(Exercise) Leave out the pictures and reproduce all of the data exactly.

(Recorded information)
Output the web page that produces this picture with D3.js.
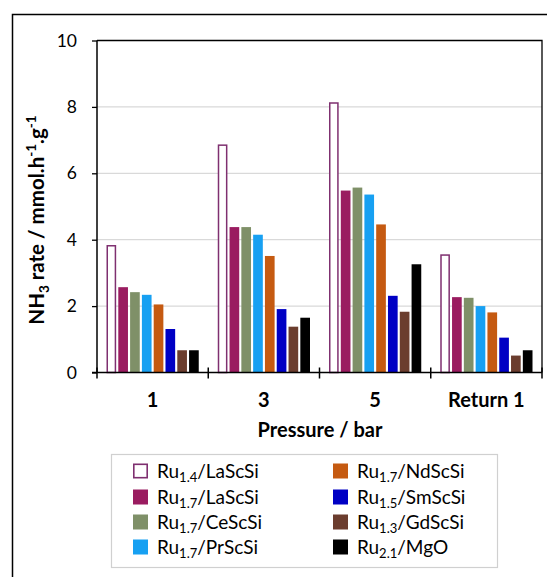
<!DOCTYPE html>
<html><head><meta charset="utf-8">
<script src="https://cdn.jsdelivr.net/npm/d3@7"></script>
<style>body{margin:0;background:#fff}svg{display:block;font-family:Lato,"Open Sans",sans-serif}</style>
</head><body><svg id="c" width="547" height="577"></svg>
<script>
const categories = ["1", "3", "5", "Return 1"];
const seriesNames = [
  ["Ru","1.4","/LaScSi"], ["Ru","1.7","/LaScSi"], ["Ru","1.7","/CeScSi"], ["Ru","1.7","/PrScSi"],
  ["Ru","1.7","/NdScSi"], ["Ru","1.5","/SmScSi"], ["Ru","1.3","/GdScSi"], ["Ru","2.1","/MgO"]
];
const s1 = [3.84, 6.87, 8.14, 3.56];
const s2 = [2.57, 4.38, 5.48, 2.27];
const s3 = [2.42, 4.38, 5.57, 2.25];
const s4 = [2.34, 4.15, 5.36, 2.00];
const s5 = [2.05, 3.51, 4.46, 1.81];
const s6 = [1.31, 1.91, 2.31, 1.05];
const s7 = [0.67, 1.38, 1.83, 0.51];
const s8 = [0.67, 1.65, 3.26, 0.67];
const seriesValues = [s1, s2, s3, s4, s5, s6, s7, s8];
const fills = ["#ffffff", "#9a1c60", "#7f9068", "#17a0f2", "#c55a11", "#0000c4", "#6b3d2e", "#000000"];
const strokes = ["#7f3070", null, null, null, null, null, null, null];
const yTicks = [0, 2, 4, 6, 8, 10];

const svg = d3.select("#c");
const L = 97, R = 542, T = 40.5, B = 372.5;

// outer frame
svg.append("path").attr("d", "M560,14.5H12.5V590").attr("fill", "none").attr("stroke", "#000").attr("stroke-width", 1.5);

const x0 = d3.scaleBand().domain(categories).range([L, R]).padding(0);
const x1 = d3.scaleBand().domain(d3.range(8)).range([9.5, x0.bandwidth() - 9.5]).paddingInner(0.18);
const y = d3.scaleLinear().domain([0, 10]).range([B, T]);

// grid
svg.append("g").selectAll("line").data(yTicks.filter(d => d > 0 && d < 10)).join("line")
  .attr("x1", L).attr("x2", R).attr("y1", d => y(d)).attr("y2", d => y(d))
  .attr("stroke", "#d9d9d9").attr("stroke-width", 1.3);

// bars
categories.forEach((c, ci) => {
  seriesValues.forEach((vals, si) => {
    const v = vals[ci];
    const sw = strokes[si] ? 1.5 : 0;
    svg.append("rect")
      .attr("x", x0(c) + x1(si) + sw / 2)
      .attr("y", y(v) + sw / 2)
      .attr("width", x1.bandwidth() - sw)
      .attr("height", y(0) - y(v) - sw / 2)
      .attr("fill", fills[si])
      .attr("stroke", strokes[si] || "none")
      .attr("stroke-width", sw);
  });
});

// plot box top/right
svg.append("path").attr("d", `M${L},${T}H${R}V${B}`).attr("fill", "none").attr("stroke", "#000").attr("stroke-width", 1.3);

// y axis
const yAxis = d3.axisLeft(y).tickValues(yTicks).tickSize(5).tickPadding(15);
const gy = svg.append("g").attr("transform", `translate(${L},0)`).call(yAxis);
gy.select(".domain").attr("stroke", "#000").attr("stroke-width", 1.5).attr("d", `M0,${T}V${B}`);
gy.selectAll(".tick line").attr("stroke", "#000").attr("stroke-width", 1.3);
gy.selectAll(".tick text").attr("font-size", 17.5).attr("font-family", "Lato, sans-serif").attr("fill", "#000");

// x axis
const gx = svg.append("g").attr("transform", `translate(0,${B})`);
gx.append("line").attr("x1", L - 5).attr("x2", R).attr("stroke", "#000").attr("stroke-width", 1.5);
const bounds = categories.map(c => x0(c)).concat([R]);
gx.selectAll("line.tk").data(bounds).join("line").attr("class", "tk")
  .attr("x1", d => d).attr("x2", d => d).attr("y1", -5).attr("y2", 6)
  .attr("stroke", "#000").attr("stroke-width", 1.5);
gx.selectAll("text").data(categories).join("text")
  .attr("x", d => x0(d) + x0.bandwidth() / 2).attr("y", 34)
  .attr("text-anchor", "middle").attr("font-size", 20).attr("font-weight", "bold").text(d => d);

// axis titles
svg.append("text").attr("x", 320).attr("y", 437).attr("text-anchor", "middle")
  .attr("font-size", 20).attr("font-weight", "bold").text("Pressure / bar");

const yt = svg.append("text").attr("transform", `translate(44,220) rotate(-90)`)
  .attr("text-anchor", "middle").attr("font-size", 20.5).attr("font-weight", "bold");
yt.append("tspan").text("NH");
yt.append("tspan").attr("font-size", 13.5).attr("dy", 5).text("3");
yt.append("tspan").attr("dy", -5).text(" rate / mmol.h");
yt.append("tspan").attr("font-size", 13.5).attr("dy", -8).text("-1");
yt.append("tspan").attr("dy", 8).text(".g");
yt.append("tspan").attr("font-size", 13.5).attr("dy", -8).text("-1");

// legend
svg.append("rect").attr("x", 111.5).attr("y", 454.5).attr("width", 386).attr("height", 113)
  .attr("fill", "#fff").attr("stroke", "#d0d0d0").attr("stroke-width", 1.2);
const rowsY = [471, 497, 522, 547];
seriesNames.forEach((n, i) => {
  const col = Math.floor(i / 4), row = i % 4;
  const sx = col === 0 ? 133 : 333;
  const cy = rowsY[row];
  const sw = strokes[i] ? 1.6 : 0;
  svg.append("rect").attr("x", sx + sw / 2).attr("y", cy - 7.5 + sw / 2)
    .attr("width", 15 - sw).attr("height", 15 - sw)
    .attr("fill", fills[i]).attr("stroke", strokes[i] || "none").attr("stroke-width", sw);
  const t = svg.append("text").attr("x", sx + 24).attr("y", cy + 7).attr("font-size", 19);
  t.append("tspan").text(n[0]);
  t.append("tspan").attr("font-size", 13).attr("dy", 4).text(n[1]);
  t.append("tspan").attr("dy", -4).text(n[2]);
});
</script></body></html>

(Result for this exercise)
Output the web page that produces this picture with D3.js.
<!DOCTYPE html>
<html><head><meta charset="utf-8">
<script src="https://cdn.jsdelivr.net/npm/d3@7"></script>
<style>body{margin:0;background:#fff}svg{display:block;font-family:Lato,"Open Sans",sans-serif}</style>
</head><body><svg id="c" width="547" height="577"></svg>
<script>
const categories = ["1", "3", "5", "Return 1"];
const seriesNames = [
  ["Ru","1.4","/LaScSi"], ["Ru","1.7","/LaScSi"], ["Ru","1.7","/CeScSi"], ["Ru","1.7","/PrScSi"],
  ["Ru","1.7","/NdScSi"], ["Ru","1.5","/SmScSi"], ["Ru","1.3","/GdScSi"], ["Ru","2.1","/MgO"]
];
const s1 = [3.84, 6.87, 8.14, 3.56];
const s2 = [2.57, 4.38, 5.48, 2.27];
const s3 = [2.42, 4.38, 5.57, 2.25];
const s4 = [2.34, 4.15, 5.36, 2.00];
const s5 = [2.05, 3.51, 4.46, 1.81];
const s6 = [1.31, 1.91, 2.31, 1.05];
const s7 = [0.67, 1.38, 1.83, 0.51];
const s8 = [0.67, 1.65, 3.26, 0.67];
const seriesValues = [s1, s2, s3, s4, s5, s6, s7, s8];
const fills = ["#ffffff", "#9a1c60", "#7f9068", "#17a0f2", "#c55a11", "#0000c4", "#6b3d2e", "#000000"];
const strokes = ["#7f3070", null, null, null, null, null, null, null];
const yTicks = [0, 2, 4, 6, 8, 10];

const svg = d3.select("#c");
const L = 97, R = 542, T = 40.5, B = 372.5;

// outer frame
svg.append("path").attr("d", "M560,14.5H12.5V590").attr("fill", "none").attr("stroke", "#000").attr("stroke-width", 1.5);

const x0 = d3.scaleBand().domain(categories).range([L, R]).padding(0);
const x1 = d3.scaleBand().domain(d3.range(8)).range([9.5, x0.bandwidth() - 9.5]).paddingInner(0.18);
const y = d3.scaleLinear().domain([0, 10]).range([B, T]);

// grid
svg.append("g").selectAll("line").data(yTicks.filter(d => d > 0 && d < 10)).join("line")
  .attr("x1", L).attr("x2", R).attr("y1", d => y(d)).attr("y2", d => y(d))
  .attr("stroke", "#d9d9d9").attr("stroke-width", 1.3);

// bars
categories.forEach((c, ci) => {
  seriesValues.forEach((vals, si) => {
    const v = vals[ci];
    const sw = strokes[si] ? 1.5 : 0;
    svg.append("rect")
      .attr("x", x0(c) + x1(si) + sw / 2)
      .attr("y", y(v) + sw / 2)
      .attr("width", x1.bandwidth() - sw)
      .attr("height", y(0) - y(v) - sw / 2)
      .attr("fill", fills[si])
      .attr("stroke", strokes[si] || "none")
      .attr("stroke-width", sw);
  });
});

// plot box top/right
svg.append("path").attr("d", `M${L},${T}H${R}V${B}`).attr("fill", "none").attr("stroke", "#000").attr("stroke-width", 1.3);

// y axis
const yAxis = d3.axisLeft(y).tickValues(yTicks).tickSize(5).tickPadding(15);
const gy = svg.append("g").attr("transform", `translate(${L},0)`).call(yAxis);
gy.select(".domain").attr("stroke", "#000").attr("stroke-width", 1.5).attr("d", `M0,${T}V${B}`);
gy.selectAll(".tick line").attr("stroke", "#000").attr("stroke-width", 1.3);
gy.selectAll(".tick text").attr("font-size", 17.5).attr("font-family", "Lato, sans-serif").attr("fill", "#000");

// x axis
const gx = svg.append("g").attr("transform", `translate(0,${B})`);
gx.append("line").attr("x1", L - 5).attr("x2", R).attr("stroke", "#000").attr("stroke-width", 1.5);
const bounds = categories.map(c => x0(c)).concat([R]);
gx.selectAll("line.tk").data(bounds).join("line").attr("class", "tk")
  .attr("x1", d => d).attr("x2", d => d).attr("y1", -5).attr("y2", 6)
  .attr("stroke", "#000").attr("stroke-width", 1.5);
gx.selectAll("text").data(categories).join("text")
  .attr("x", d => x0(d) + x0.bandwidth() / 2).attr("y", 34)
  .attr("text-anchor", "middle").attr("font-size", 20).attr("font-weight", "bold").text(d => d);

// axis titles
svg.append("text").attr("x", 320).attr("y", 437).attr("text-anchor", "middle")
  .attr("font-size", 20).attr("font-weight", "bold").text("Pressure / bar");

const yt = svg.append("text").attr("transform", `translate(44,220) rotate(-90)`)
  .attr("text-anchor", "middle").attr("font-size", 20.5).attr("font-weight", "bold");
yt.append("tspan").text("NH");
yt.append("tspan").attr("font-size", 13.5).attr("dy", 5).text("3");
yt.append("tspan").attr("dy", -5).text(" rate / mmol.h");
yt.append("tspan").attr("font-size", 13.5).attr("dy", -8).text("-1");
yt.append("tspan").attr("dy", 8).text(".g");
yt.append("tspan").attr("font-size", 13.5).attr("dy", -8).text("-1");

// legend
svg.append("rect").attr("x", 111.5).attr("y", 454.5).attr("width", 386).attr("height", 113)
  .attr("fill", "#fff").attr("stroke", "#d0d0d0").attr("stroke-width", 1.2);
const rowsY = [471, 497, 522, 547];
seriesNames.forEach((n, i) => {
  const col = Math.floor(i / 4), row = i % 4;
  const sx = col === 0 ? 133 : 333;
  const cy = rowsY[row];
  const sw = strokes[i] ? 1.6 : 0;
  svg.append("rect").attr("x", sx + sw / 2).attr("y", cy - 7.5 + sw / 2)
    .attr("width", 15 - sw).attr("height", 15 - sw)
    .attr("fill", fills[i]).attr("stroke", strokes[i] || "none").attr("stroke-width", sw);
  const t = svg.append("text").attr("x", sx + 24).attr("y", cy + 7).attr("font-size", 19);
  t.append("tspan").text(n[0]);
  t.append("tspan").attr("font-size", 13).attr("dy", 4).text(n[1]);
  t.append("tspan").attr("dy", -4).text(n[2]);
});
</script></body></html>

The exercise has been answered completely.